Let's face it—we live in a country where filmmaker Michael Moore's anti-war outburst at the Oscars got more public attention than did several million Europeans (and a million or so of us) marching in the streets for the same cause.
It's sad, but true. American political dialogue has about as much depth as one of those new flat-screen TVs and as much variety as your choice of computer operating systems. We're entertained to death and intellectually starved. So often the only way to get an alternative viewpoint heard is to put it in the mouth of an entertainer.
This situation has been a long time coming. Film stars have used their notoriety to bring attention to progressive causes since the 1930s. There was a break in the tradition during the blacklist of the 1940s-50s Red Scare. But beginning in the late 1960s, Hollywood celebrities became staples of the anti-war and civil rights movements. Warren Beatty funded and advised the McGovern campaign. Jane Fonda went to Hanoi. Marlon Brando hung out with AIM and the Black Panthers. When the Democratic Party went into hibernation during the Reagan era, Hollywood voices and dollars became even more important to peace and justice movements.

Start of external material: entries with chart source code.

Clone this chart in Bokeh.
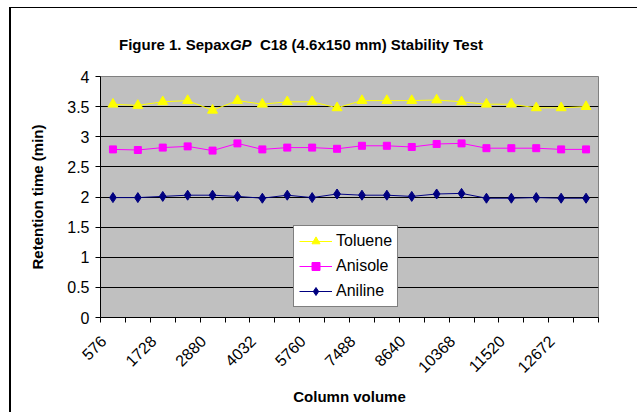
import math
import numpy as np
from bokeh.plotting import figure
from bokeh.layouts import column
from bokeh.models import FixedTicker, Range1d, Legend, LegendItem, Div
from bokeh.embed import file_html
from bokeh.resources import INLINE

# ---- data ----
column_volume = [576, 1152, 1728, 2304, 2880, 3456, 4032, 4896, 5760, 6624,
                 7488, 8064, 8640, 9504, 10368, 10944, 11520, 12096, 12672, 13248]
toluene = [3.54, 3.52, 3.58, 3.60, 3.44, 3.60, 3.54, 3.58, 3.58, 3.48,
           3.60, 3.60, 3.60, 3.61, 3.58, 3.54, 3.54, 3.48, 3.48, 3.50]
anisole = [2.79, 2.78, 2.82, 2.84, 2.77, 2.89, 2.79, 2.82, 2.82, 2.80,
           2.85, 2.85, 2.83, 2.88, 2.89, 2.81, 2.81, 2.81, 2.79, 2.79]
aniline = [1.99, 1.99, 2.01, 2.03, 2.03, 2.01, 1.98, 2.03, 1.99, 2.05,
           2.03, 2.03, 2.01, 2.05, 2.06, 1.98, 1.98, 1.99, 1.98, 1.98]
y_ticks = [0, 0.5, 1, 1.5, 2, 2.5, 3, 3.5, 4]
label_step = 2

FONT = "Liberation Sans"

n = len(column_volume)
xpos = np.arange(n) + 0.5

title = Div(
    text=('<div style="font: bold 15px \'Liberation Sans\', Arial, sans-serif; color: black; '
          'position: relative; left: 108px; top: 28px; white-space: nowrap; line-height: 18px;">'
          'Figure 1. Sepax<i>GP</i>&nbsp; C18 (4.6x150 mm) Stability Test</div>'),
    width=626, height=58, margin=0)

p = figure(width=626, height=346, frame_width=498, frame_height=241,
           min_border_left=89, min_border_right=39, min_border_top=10, min_border_bottom=95,
           x_range=Range1d(0, n), y_range=Range1d(0, 4),
           output_backend="svg", toolbar_location=None,
           background_fill_color="#C0C0C0", border_fill_color="white",
           outline_line_color="#808080", outline_line_width=1, margin=0)

# grid
p.xgrid.visible = False
p.ygrid.ticker = FixedTicker(ticks=y_ticks)
p.ygrid.grid_line_color = "black"
p.ygrid.grid_line_width = 1

# y axis
ya = p.yaxis[0]
ya.ticker = FixedTicker(ticks=y_ticks, minor_ticks=[])
ya.major_label_overrides = {t: f"{t:g}" for t in y_ticks}
ya.axis_line_color = "black"
ya.major_tick_line_color = "black"
ya.major_tick_out = 5
ya.major_tick_in = 0
ya.major_label_standoff = 6
ya.major_label_text_font = FONT
ya.major_label_text_font_size = "16px"
ya.major_label_text_color = "black"
ya.axis_label = "Retention time (min)"
ya.axis_label_text_font = FONT
ya.axis_label_text_font_size = "15px"
ya.axis_label_text_font_style = "bold"
ya.axis_label_text_color = "black"
ya.axis_label_standoff = 18

# x axis: labels every other category; the rotated labels are left-padded to equal
# length with no-break spaces so that their right ends line up like Excel's.
xa = p.xaxis[0]
label_shift = -0.37   # data units, places the rotated label's end just left of the category
label_idx = list(range(0, n, label_step))
maxlen = max(len(str(column_volume[i])) for i in label_idx)
major = [float(xpos[i]) + label_shift for i in label_idx]
xa.ticker = FixedTicker(ticks=major, minor_ticks=list(range(n + 1)))
xa.major_label_overrides = {
    float(xpos[i]) + label_shift:
        "\u00a0\u00a0" * (maxlen - len(str(column_volume[i]))) + str(column_volume[i])
    for i in label_idx}
xa.major_label_orientation = math.pi / 4
xa.major_tick_line_color = None
xa.major_tick_out = 5
xa.major_tick_in = 0
xa.minor_tick_line_color = "black"
xa.minor_tick_out = 5
xa.minor_tick_in = 0
xa.axis_line_color = "black"
xa.major_label_standoff = 16
xa.major_label_text_font = FONT
xa.major_label_text_font_size = "16px"
xa.major_label_text_color = "black"
xa.axis_label = "Column volume"
xa.axis_label_text_font = FONT
xa.axis_label_text_font_size = "15px"
xa.axis_label_text_font_style = "bold"
xa.axis_label_text_color = "black"
xa.axis_label_standoff = 3

# series
series = [
    ("Toluene", toluene, "#FFFF00", "triangle", 10),
    ("Anisole", anisole, "#FF00FF", "square", 7),
    ("Aniline", aniline, "#000080", "diamond", 10),
]
items = []
for name, vals, col, mk, sz in series:
    l = p.line(xpos, vals, line_color=col, line_width=1)
    s = p.scatter(xpos, vals, marker=mk, size=sz, fill_color=col, line_color=col)
    items.append(LegendItem(label=name, renderers=[l, s]))

legend = Legend(items=items, location=(193, 10),
                background_fill_color="white", background_fill_alpha=1,
                border_line_color="black", border_line_width=1,
                label_text_font=FONT, label_text_font_size="16px", label_text_color="black",
                glyph_width=33, glyph_height=20, label_height=20, label_standoff=4,
                padding=5, spacing=5, margin=0)
p.add_layout(legend)

layout = column(title, p, spacing=0)
layout.styles = {"margin-left": "9px", "margin-top": "7px",
                 "border-top": "1px solid black", "border-left": "2px solid black"}

open("out.html", "w").write(file_html(layout, INLINE))
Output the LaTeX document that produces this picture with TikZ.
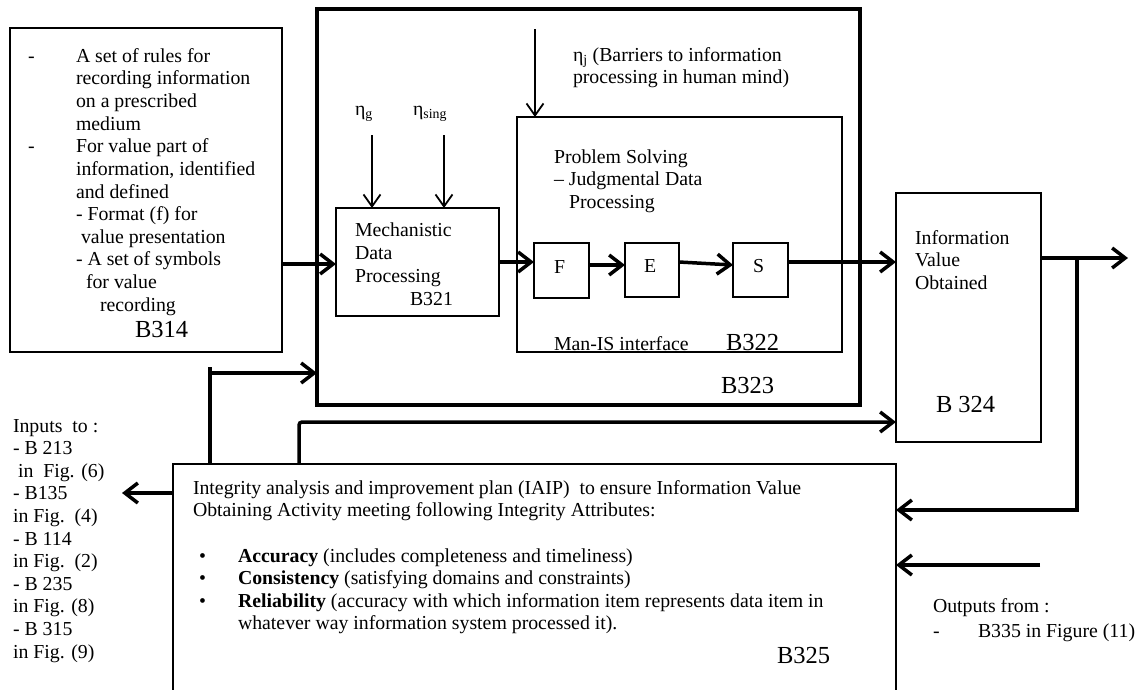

Historically, this happened because film represents the ultimate alliance of art, big business, and cultural power. Art requires artists, with their messily independent spirits. And the power to make the myths of American culture (from Gone With the Wind to Easy Rider) is inevitably political. Add to all that the fact that many people in politics (electoral and otherwise) are frustrated performers drawn to the spotlight, and you've got the makings of a political hothouse.